**Task:** Set down all of the data exactly as it appears.

--------------------------------------------------

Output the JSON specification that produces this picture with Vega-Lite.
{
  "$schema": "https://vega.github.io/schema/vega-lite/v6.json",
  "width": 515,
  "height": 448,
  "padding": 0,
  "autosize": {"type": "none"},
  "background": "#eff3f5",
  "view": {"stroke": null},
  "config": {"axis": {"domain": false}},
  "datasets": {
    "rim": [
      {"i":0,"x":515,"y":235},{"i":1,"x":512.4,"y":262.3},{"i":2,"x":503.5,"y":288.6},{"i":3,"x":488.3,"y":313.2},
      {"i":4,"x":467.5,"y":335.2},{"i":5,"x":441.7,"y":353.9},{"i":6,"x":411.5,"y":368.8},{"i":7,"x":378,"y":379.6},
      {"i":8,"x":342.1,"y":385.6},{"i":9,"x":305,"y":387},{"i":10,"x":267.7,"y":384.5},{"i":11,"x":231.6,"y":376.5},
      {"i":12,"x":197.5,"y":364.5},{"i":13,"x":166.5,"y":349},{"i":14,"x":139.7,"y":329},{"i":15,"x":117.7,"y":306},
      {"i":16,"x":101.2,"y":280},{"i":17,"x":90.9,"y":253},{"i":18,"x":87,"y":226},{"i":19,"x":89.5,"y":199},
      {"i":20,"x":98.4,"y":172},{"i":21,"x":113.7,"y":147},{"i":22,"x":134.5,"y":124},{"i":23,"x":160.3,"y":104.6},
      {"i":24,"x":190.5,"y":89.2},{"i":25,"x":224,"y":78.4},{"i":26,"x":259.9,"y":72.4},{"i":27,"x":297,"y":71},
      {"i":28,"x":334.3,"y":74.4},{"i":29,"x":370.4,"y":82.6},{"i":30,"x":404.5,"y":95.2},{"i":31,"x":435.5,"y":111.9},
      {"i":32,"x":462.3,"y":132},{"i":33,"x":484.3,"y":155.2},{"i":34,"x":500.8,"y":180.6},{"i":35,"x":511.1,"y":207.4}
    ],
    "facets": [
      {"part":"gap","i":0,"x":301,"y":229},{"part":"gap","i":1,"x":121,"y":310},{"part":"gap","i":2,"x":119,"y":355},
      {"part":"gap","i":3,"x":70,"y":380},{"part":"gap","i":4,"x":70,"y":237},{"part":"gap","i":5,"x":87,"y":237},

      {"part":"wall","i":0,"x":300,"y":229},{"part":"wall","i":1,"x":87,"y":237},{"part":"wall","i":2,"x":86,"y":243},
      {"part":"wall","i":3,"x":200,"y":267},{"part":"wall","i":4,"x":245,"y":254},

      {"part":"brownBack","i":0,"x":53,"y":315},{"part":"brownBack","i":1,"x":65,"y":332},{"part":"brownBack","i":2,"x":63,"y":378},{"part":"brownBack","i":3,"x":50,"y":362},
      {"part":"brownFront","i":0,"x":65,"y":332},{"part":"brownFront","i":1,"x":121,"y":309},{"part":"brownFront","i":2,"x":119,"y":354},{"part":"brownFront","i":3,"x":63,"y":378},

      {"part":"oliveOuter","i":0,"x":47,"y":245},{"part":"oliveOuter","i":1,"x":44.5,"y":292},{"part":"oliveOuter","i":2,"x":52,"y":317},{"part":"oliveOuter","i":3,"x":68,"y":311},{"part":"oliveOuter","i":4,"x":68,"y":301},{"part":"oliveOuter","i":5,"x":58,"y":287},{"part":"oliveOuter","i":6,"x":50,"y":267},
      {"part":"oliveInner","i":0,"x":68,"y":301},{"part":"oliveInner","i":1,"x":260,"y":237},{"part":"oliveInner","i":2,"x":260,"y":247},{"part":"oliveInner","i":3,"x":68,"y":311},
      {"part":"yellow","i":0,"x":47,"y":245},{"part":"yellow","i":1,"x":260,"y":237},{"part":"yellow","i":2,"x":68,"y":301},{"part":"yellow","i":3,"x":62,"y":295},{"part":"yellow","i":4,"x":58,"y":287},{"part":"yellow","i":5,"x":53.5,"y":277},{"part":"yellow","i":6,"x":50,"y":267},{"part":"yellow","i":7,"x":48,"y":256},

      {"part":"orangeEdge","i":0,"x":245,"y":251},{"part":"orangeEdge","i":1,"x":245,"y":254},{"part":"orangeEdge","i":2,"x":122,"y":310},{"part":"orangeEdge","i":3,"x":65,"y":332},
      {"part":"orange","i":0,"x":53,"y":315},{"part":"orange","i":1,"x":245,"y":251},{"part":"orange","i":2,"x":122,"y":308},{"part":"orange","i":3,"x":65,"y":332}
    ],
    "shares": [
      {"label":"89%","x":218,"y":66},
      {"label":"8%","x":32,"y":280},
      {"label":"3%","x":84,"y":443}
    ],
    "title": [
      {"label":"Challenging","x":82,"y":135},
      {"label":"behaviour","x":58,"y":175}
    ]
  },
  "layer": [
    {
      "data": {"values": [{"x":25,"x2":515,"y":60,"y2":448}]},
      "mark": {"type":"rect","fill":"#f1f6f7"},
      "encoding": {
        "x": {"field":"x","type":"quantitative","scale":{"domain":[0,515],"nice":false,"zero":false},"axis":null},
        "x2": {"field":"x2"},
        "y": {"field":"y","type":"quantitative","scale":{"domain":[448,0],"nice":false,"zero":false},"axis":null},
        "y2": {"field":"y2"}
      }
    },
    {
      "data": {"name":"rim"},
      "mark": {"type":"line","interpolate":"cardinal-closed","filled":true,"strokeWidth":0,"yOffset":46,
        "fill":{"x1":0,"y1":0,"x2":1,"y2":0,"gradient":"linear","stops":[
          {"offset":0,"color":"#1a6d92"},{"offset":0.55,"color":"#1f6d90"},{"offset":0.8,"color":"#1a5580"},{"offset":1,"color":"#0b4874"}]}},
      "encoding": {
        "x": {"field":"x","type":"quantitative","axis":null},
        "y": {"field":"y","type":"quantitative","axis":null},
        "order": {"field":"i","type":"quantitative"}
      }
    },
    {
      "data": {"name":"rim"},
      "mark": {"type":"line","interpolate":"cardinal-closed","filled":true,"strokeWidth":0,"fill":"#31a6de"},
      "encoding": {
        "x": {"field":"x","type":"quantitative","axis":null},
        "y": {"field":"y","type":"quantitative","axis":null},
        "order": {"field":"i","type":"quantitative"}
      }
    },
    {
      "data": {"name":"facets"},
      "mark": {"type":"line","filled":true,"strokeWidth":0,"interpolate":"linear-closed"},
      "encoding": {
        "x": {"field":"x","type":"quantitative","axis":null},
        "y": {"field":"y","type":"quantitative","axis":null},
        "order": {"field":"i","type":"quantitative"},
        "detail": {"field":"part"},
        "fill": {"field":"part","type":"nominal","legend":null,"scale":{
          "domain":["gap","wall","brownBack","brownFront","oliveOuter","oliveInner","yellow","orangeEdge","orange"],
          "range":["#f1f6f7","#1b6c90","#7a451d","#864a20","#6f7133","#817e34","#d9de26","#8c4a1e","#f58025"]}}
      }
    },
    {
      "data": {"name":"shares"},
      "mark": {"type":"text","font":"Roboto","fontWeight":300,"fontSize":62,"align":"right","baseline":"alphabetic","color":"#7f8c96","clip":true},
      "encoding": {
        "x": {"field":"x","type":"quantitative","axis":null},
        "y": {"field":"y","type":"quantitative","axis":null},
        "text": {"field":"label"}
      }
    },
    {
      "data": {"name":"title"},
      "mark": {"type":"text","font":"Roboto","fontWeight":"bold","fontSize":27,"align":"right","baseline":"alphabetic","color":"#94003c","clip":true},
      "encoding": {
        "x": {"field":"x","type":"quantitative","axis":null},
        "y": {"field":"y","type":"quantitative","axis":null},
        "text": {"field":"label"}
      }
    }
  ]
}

--------------------------------------------------

**Written solution:**
Output the JSON specification that produces this picture with Vega-Lite.
{
  "$schema": "https://vega.github.io/schema/vega-lite/v6.json",
  "width": 515,
  "height": 448,
  "padding": 0,
  "autosize": {"type": "none"},
  "background": "#eff3f5",
  "view": {"stroke": null},
  "config": {"axis": {"domain": false}},
  "datasets": {
    "rim": [
      {"i":0,"x":515,"y":235},{"i":1,"x":512.4,"y":262.3},{"i":2,"x":503.5,"y":288.6},{"i":3,"x":488.3,"y":313.2},
      {"i":4,"x":467.5,"y":335.2},{"i":5,"x":441.7,"y":353.9},{"i":6,"x":411.5,"y":368.8},{"i":7,"x":378,"y":379.6},
      {"i":8,"x":342.1,"y":385.6},{"i":9,"x":305,"y":387},{"i":10,"x":267.7,"y":384.5},{"i":11,"x":231.6,"y":376.5},
      {"i":12,"x":197.5,"y":364.5},{"i":13,"x":166.5,"y":349},{"i":14,"x":139.7,"y":329},{"i":15,"x":117.7,"y":306},
      {"i":16,"x":101.2,"y":280},{"i":17,"x":90.9,"y":253},{"i":18,"x":87,"y":226},{"i":19,"x":89.5,"y":199},
      {"i":20,"x":98.4,"y":172},{"i":21,"x":113.7,"y":147},{"i":22,"x":134.5,"y":124},{"i":23,"x":160.3,"y":104.6},
      {"i":24,"x":190.5,"y":89.2},{"i":25,"x":224,"y":78.4},{"i":26,"x":259.9,"y":72.4},{"i":27,"x":297,"y":71},
      {"i":28,"x":334.3,"y":74.4},{"i":29,"x":370.4,"y":82.6},{"i":30,"x":404.5,"y":95.2},{"i":31,"x":435.5,"y":111.9},
      {"i":32,"x":462.3,"y":132},{"i":33,"x":484.3,"y":155.2},{"i":34,"x":500.8,"y":180.6},{"i":35,"x":511.1,"y":207.4}
    ],
    "facets": [
      {"part":"gap","i":0,"x":301,"y":229},{"part":"gap","i":1,"x":121,"y":310},{"part":"gap","i":2,"x":119,"y":355},
      {"part":"gap","i":3,"x":70,"y":380},{"part":"gap","i":4,"x":70,"y":237},{"part":"gap","i":5,"x":87,"y":237},

      {"part":"wall","i":0,"x":300,"y":229},{"part":"wall","i":1,"x":87,"y":237},{"part":"wall","i":2,"x":86,"y":243},
      {"part":"wall","i":3,"x":200,"y":267},{"part":"wall","i":4,"x":245,"y":254},

      {"part":"brownBack","i":0,"x":53,"y":315},{"part":"brownBack","i":1,"x":65,"y":332},{"part":"brownBack","i":2,"x":63,"y":378},{"part":"brownBack","i":3,"x":50,"y":362},
      {"part":"brownFront","i":0,"x":65,"y":332},{"part":"brownFront","i":1,"x":121,"y":309},{"part":"brownFront","i":2,"x":119,"y":354},{"part":"brownFront","i":3,"x":63,"y":378},

      {"part":"oliveOuter","i":0,"x":47,"y":245},{"part":"oliveOuter","i":1,"x":44.5,"y":292},{"part":"oliveOuter","i":2,"x":52,"y":317},{"part":"oliveOuter","i":3,"x":68,"y":311},{"part":"oliveOuter","i":4,"x":68,"y":301},{"part":"oliveOuter","i":5,"x":58,"y":287},{"part":"oliveOuter","i":6,"x":50,"y":267},
      {"part":"oliveInner","i":0,"x":68,"y":301},{"part":"oliveInner","i":1,"x":260,"y":237},{"part":"oliveInner","i":2,"x":260,"y":247},{"part":"oliveInner","i":3,"x":68,"y":311},
      {"part":"yellow","i":0,"x":47,"y":245},{"part":"yellow","i":1,"x":260,"y":237},{"part":"yellow","i":2,"x":68,"y":301},{"part":"yellow","i":3,"x":62,"y":295},{"part":"yellow","i":4,"x":58,"y":287},{"part":"yellow","i":5,"x":53.5,"y":277},{"part":"yellow","i":6,"x":50,"y":267},{"part":"yellow","i":7,"x":48,"y":256},

      {"part":"orangeEdge","i":0,"x":245,"y":251},{"part":"orangeEdge","i":1,"x":245,"y":254},{"part":"orangeEdge","i":2,"x":122,"y":310},{"part":"orangeEdge","i":3,"x":65,"y":332},
      {"part":"orange","i":0,"x":53,"y":315},{"part":"orange","i":1,"x":245,"y":251},{"part":"orange","i":2,"x":122,"y":308},{"part":"orange","i":3,"x":65,"y":332}
    ],
    "shares": [
      {"label":"89%","x":218,"y":66},
      {"label":"8%","x":32,"y":280},
      {"label":"3%","x":84,"y":443}
    ],
    "title": [
      {"label":"Challenging","x":82,"y":135},
      {"label":"behaviour","x":58,"y":175}
    ]
  },
  "layer": [
    {
      "data": {"values": [{"x":25,"x2":515,"y":60,"y2":448}]},
      "mark": {"type":"rect","fill":"#f1f6f7"},
      "encoding": {
        "x": {"field":"x","type":"quantitative","scale":{"domain":[0,515],"nice":false,"zero":false},"axis":null},
        "x2": {"field":"x2"},
        "y": {"field":"y","type":"quantitative","scale":{"domain":[448,0],"nice":false,"zero":false},"axis":null},
        "y2": {"field":"y2"}
      }
    },
    {
      "data": {"name":"rim"},
      "mark": {"type":"line","interpolate":"cardinal-closed","filled":true,"strokeWidth":0,"yOffset":46,
        "fill":{"x1":0,"y1":0,"x2":1,"y2":0,"gradient":"linear","stops":[
          {"offset":0,"color":"#1a6d92"},{"offset":0.55,"color":"#1f6d90"},{"offset":0.8,"color":"#1a5580"},{"offset":1,"color":"#0b4874"}]}},
      "encoding": {
        "x": {"field":"x","type":"quantitative","axis":null},
        "y": {"field":"y","type":"quantitative","axis":null},
        "order": {"field":"i","type":"quantitative"}
      }
    },
    {
      "data": {"name":"rim"},
      "mark": {"type":"line","interpolate":"cardinal-closed","filled":true,"strokeWidth":0,"fill":"#31a6de"},
      "encoding": {
        "x": {"field":"x","type":"quantitative","axis":null},
        "y": {"field":"y","type":"quantitative","axis":null},
        "order": {"field":"i","type":"quantitative"}
      }
    },
    {
      "data": {"name":"facets"},
      "mark": {"type":"line","filled":true,"strokeWidth":0,"interpolate":"linear-closed"},
      "encoding": {
        "x": {"field":"x","type":"quantitative","axis":null},
        "y": {"field":"y","type":"quantitative","axis":null},
        "order": {"field":"i","type":"quantitative"},
        "detail": {"field":"part"},
        "fill": {"field":"part","type":"nominal","legend":null,"scale":{
          "domain":["gap","wall","brownBack","brownFront","oliveOuter","oliveInner","yellow","orangeEdge","orange"],
          "range":["#f1f6f7","#1b6c90","#7a451d","#864a20","#6f7133","#817e34","#d9de26","#8c4a1e","#f58025"]}}
      }
    },
    {
      "data": {"name":"shares"},
      "mark": {"type":"text","font":"Roboto","fontWeight":300,"fontSize":62,"align":"right","baseline":"alphabetic","color":"#7f8c96","clip":true},
      "encoding": {
        "x": {"field":"x","type":"quantitative","axis":null},
        "y": {"field":"y","type":"quantitative","axis":null},
        "text": {"field":"label"}
      }
    },
    {
      "data": {"name":"title"},
      "mark": {"type":"text","font":"Roboto","fontWeight":"bold","fontSize":27,"align":"right","baseline":"alphabetic","color":"#94003c","clip":true},
      "encoding": {
        "x": {"field":"x","type":"quantitative","axis":null},
        "y": {"field":"y","type":"quantitative","axis":null},
        "text": {"field":"label"}
      }
    }
  ]
}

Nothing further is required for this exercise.